TASK STATEMENT - Quote the data exactly, first line to the line containing "79,51,27,16,10]", with no pictures.

-- START --

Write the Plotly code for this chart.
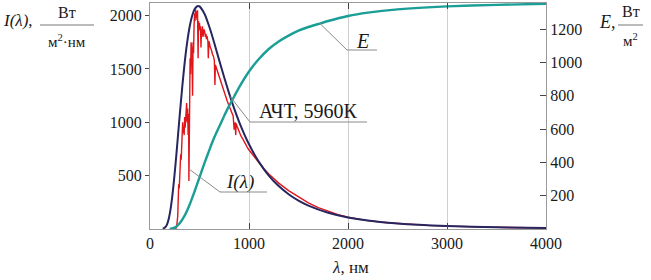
import numpy as np
import plotly.graph_objects as go

# ---- data ----
# Blackbody curve "АЧТ, 5960К" (left axis)
bb_wl = [130,160,175,190,200,210,225,240,250,260,275,300,325,350,375,400,425,450,475,486,
         500,550,600,650,700,750,800,850,900,1000,1100,1200,1300,1400,1500,1600,1800,2000,
         2200,2500,3000,3500,4000]
bb_I = [1,22,50,99,144,201,306,435,530,630,792,1065,1325,1557,1747,1893,1996,2059,2087,2090,
        2086,2017,1893,1741,1578,1419,1269,1130,1005,794,629,501,402,326,266,219,152,108,
        79,51,27,16,10]

# Measured spectrum I(λ) (left axis)
red_wl = [260,270,280,285,290,295,300,305,310,315,320,325,330,335,340,345,350,355,360,365,
          370,375,380,385,390,393,395,397,400,405,410,415,420,425,430,435,440,445,450,455,
          460,465,470,475,480,486,490,495,500,505,510,515,518,520,525,530,535,540,545,550,
          555,560,565,570,575,580,585,589,595,600,610,620,630,640,650,656,660,670,680,690,
          700,720,740,760,780,800,820,840,850,860,866,870,880,900,920,940,960,980,1000,1050,
          1100,1150,1200,1300,1400,1500,1600,1700,1800,1900,2000,2200,2400,2600,2800,3000,
          3300,3600,4000]
red_I = [0,30,120,250,420,380,480,560,700,650,820,760,1000,900,960,880,1050,950,1030,1100,
         1180,1000,1130,880,1080,450,900,560,1350,1600,1450,1750,1700,1600,1250,1750,1650,1900,2020,1950,
         2060,1980,2040,1960,2050,1600,1950,1880,1930,1860,1900,1700,1800,1820,1880,1900,1800,1850,1870,1860,
         1820,1800,1830,1780,1810,1790,1760,1600,1760,1740,1700,1680,1640,1620,1580,1350,1540,1510,1480,1450,
         1420,1370,1320,1260,1200,1150,1100,1060,930,1000,880,990,960,910,870,840,800,770,740,680,
         620,565,515,430,360,300,245,200,165,135,110,78,58,44,34,27,
         19,14,10]

# Integrated flux E (right axis)
E_wl = [200,250,300,350,400,450,500,550,600,650,700,750,800,850,900,1000,1100,1200,1300,1400,
        1500,1600,1700,1800,2000,2200,2500,3000,3500,4000]
E_val = [0,8,35,80,145,225,310,395,475,550,615,680,740,795,850,945,1020,1080,1125,1160,
         1190,1212,1230,1248,1278,1298,1318,1336,1345,1351]

x_ticks = [0, 1000, 2000, 3000, 4000]
yl_ticks = [500, 1000, 1500, 2000]
yr_ticks = [200, 400, 600, 800, 1000, 1200]

XMAX, YLMAX, YRMAX = 4000, 2118, 1356
FONT = "Liberation Serif"

W, H = 651, 280
L, R, T, B = 150, 546, 3, 229

def P(px, py):
    return (px - L) / (R - L), (B - py) / (B - T)

fig = go.Figure()
fig.add_trace(go.Scatter(x=E_wl, y=E_val, yaxis="y2", mode="lines",
                         line=dict(color="#1a9e96", width=2.4, shape="spline", smoothing=0.6),
                         showlegend=False))
fig.add_trace(go.Scatter(x=red_wl, y=red_I, mode="lines",
                         line=dict(color="#e0161b", width=1.4), showlegend=False))
fig.add_trace(go.Scatter(x=bb_wl, y=bb_I, mode="lines",
                         line=dict(color="#262660", width=2, shape="spline", smoothing=0.6),
                         showlegend=False))

ann = []
shapes = []

def text(px, py, s, size, xanchor="center"):
    x, y = P(px, py)
    ann.append(dict(x=x, y=y, xref="paper", yref="paper", text=s, showarrow=False,
                    xanchor=xanchor, yanchor="middle",
                    font=dict(family=FONT, size=size, color="#1a1a1a")))

def hline(px0, px1, py, color="#777"):
    x0, y0 = P(px0, py)
    x1, _ = P(px1, py)
    shapes.append(dict(type="line", xref="paper", yref="paper", x0=x0, x1=x1, y0=y0, y1=y0,
                       line=dict(color=color, width=1)))

def leader(xa, ya, px1, py1, px2):
    x1, y1 = P(px1, py1)
    x2, _ = P(px2, py1)
    path = f"M {xa},{ya} L {x1},{y1} L {x2},{y1}"
    shapes.append(dict(type="path", xref="paper", yref="paper", path=path,
                       line=dict(color="#8a8a8a", width=1)))

# axis titles
text(18, 20, "<i>I(λ)</i>,", 17)
text(67, 13, "Вт", 16)
hline(40, 94, 25)
text(67, 41, "м<sup>2</sup>·нм", 15)

text(607, 22, "<i>E</i>,", 18)
text(631, 12, "Вт", 16)
hline(618, 643, 25)
text(630, 40, "м<sup>2</sup>", 15)

text(350, 267, "<i>λ</i>, нм", 17)

# in-plot labels with leader lines
lam_E = 1717
leader(lam_E / XMAX, float(np.interp(lam_E, E_wl, E_val)) / YRMAX, 347, 50, 377)
text(362, 41, "<i>E</i>", 20)

lam_bb = 810
leader(lam_bb / XMAX, float(np.interp(lam_bb, bb_wl, bb_I)) / YLMAX, 250, 122, 367)
text(308, 111, "АЧТ, 5960К", 20)

lam_r = 397
leader(lam_r / XMAX, float(np.interp(lam_r, red_wl, red_I)) / YLMAX, 220, 192, 267)
text(240, 182, "<i>I(λ)</i>", 19)

tickfont = dict(family=FONT, size=16, color="#1a1a1a")

fig.update_layout(
    width=W, height=H,
    margin=dict(l=L, r=W - R, t=T, b=H - B),
    paper_bgcolor="white", plot_bgcolor="white",
    xaxis=dict(range=[0, XMAX], tickvals=x_ticks, ticktext=[str(v) for v in x_ticks],
               showgrid=True, gridcolor="#cfcfcf", gridwidth=1, zeroline=False,
               showline=True, linecolor="#9a9a9a", linewidth=1, mirror="ticks",
               ticks="inside", ticklen=6, tickcolor="#444", tickfont=tickfont),
    yaxis=dict(range=[0, YLMAX], tickvals=yl_ticks, ticktext=[str(v) for v in yl_ticks],
               showgrid=False, zeroline=False, showline=True, linecolor="#9a9a9a",
               linewidth=1, ticks="outside", ticklen=4, tickcolor="#444", tickfont=tickfont),
    yaxis2=dict(range=[0, YRMAX], tickvals=yr_ticks, ticktext=[str(v) for v in yr_ticks],
                overlaying="y", side="right", showgrid=False, zeroline=False, showline=True,
                linecolor="#9a9a9a", linewidth=1, ticks="inside", ticklen=6,
                tickcolor="#444", tickfont=tickfont),
    annotations=ann, shapes=shapes, showlegend=False,
)

fig.write_html("out.html", config={"displayModeBar": False},
               post_script="document.body.style.margin='0';document.body.style.padding='0';")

-- END --

FINAL ANSWER -
Write the Plotly code for this chart.
import numpy as np
import plotly.graph_objects as go

# ---- data ----
# Blackbody curve "АЧТ, 5960К" (left axis)
bb_wl = [130,160,175,190,200,210,225,240,250,260,275,300,325,350,375,400,425,450,475,486,
         500,550,600,650,700,750,800,850,900,1000,1100,1200,1300,1400,1500,1600,1800,2000,
         2200,2500,3000,3500,4000]
bb_I = [1,22,50,99,144,201,306,435,530,630,792,1065,1325,1557,1747,1893,1996,2059,2087,2090,
        2086,2017,1893,1741,1578,1419,1269,1130,1005,794,629,501,402,326,266,219,152,108,
        79,51,27,16,10]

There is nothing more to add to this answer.